Last night I saw Watch on the Rhine with Bette Davis and Paul Lukas from 1943. It’s an interesting counterpoint to Casablanca in which an American woman and her German husband and their three children return to the woman’s home in Virginia in 1940 to connect with family members. The husband fought against Franco in Spain and had been fighting against Hitler’s forces in Germany and Austria trying to keep the resistance alive. The conflict involves a dissolute Romanian count who hangs out at the German embassy and tries to blackmail our hero. While it covers similar ground, Watch on the Rhine lacks Casablanca‘s emotional growth and romantic punch.
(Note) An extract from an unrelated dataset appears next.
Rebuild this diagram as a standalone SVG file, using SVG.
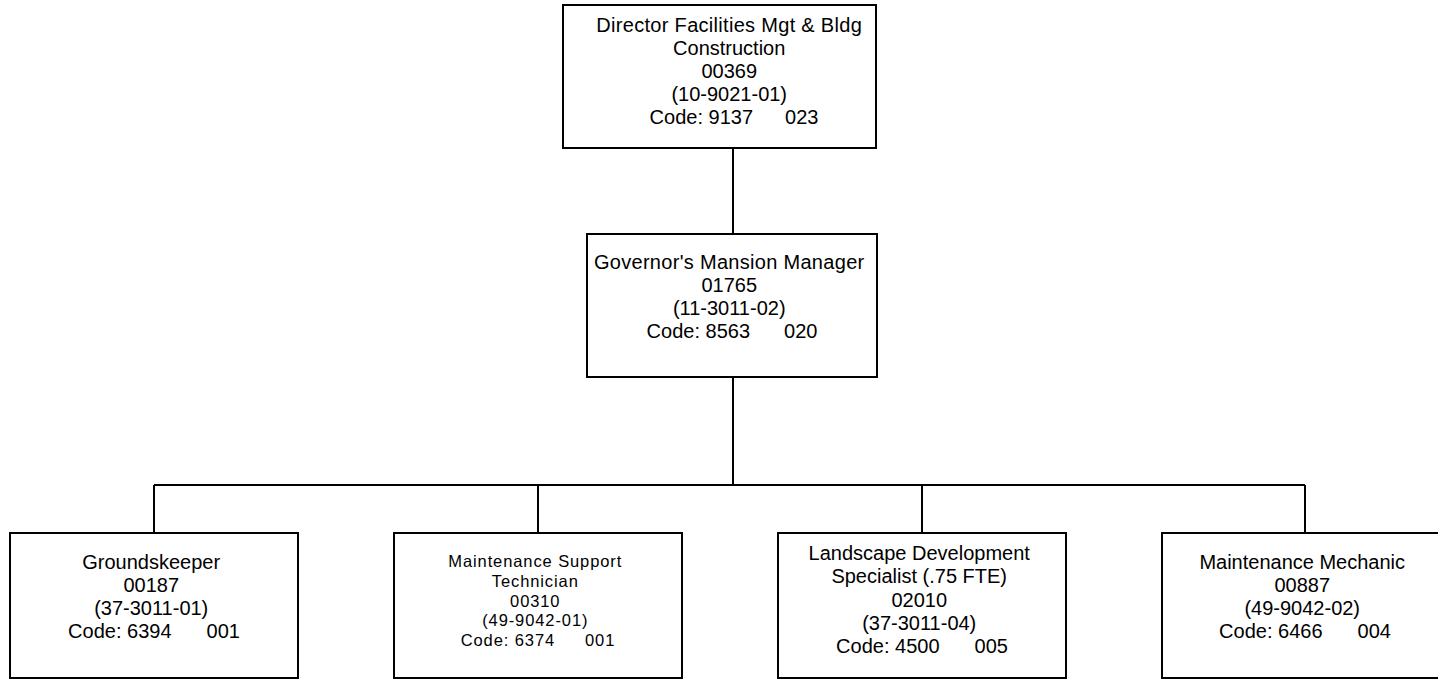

And the acting (or perhaps the direction) isn’t as good, though Lukas won best actor at the Oscars that year for his role. That said, its clarion call to get on the right side of the battle and to keep fighting is unmistakeable.

I’m not sure I have a point right now, and if I do, it’s that the times ahead are going to get worse before they get better and I’m confounded if I know how we’re going to get out the other end with any kind of national soul intact. And the battle lines are being drawn.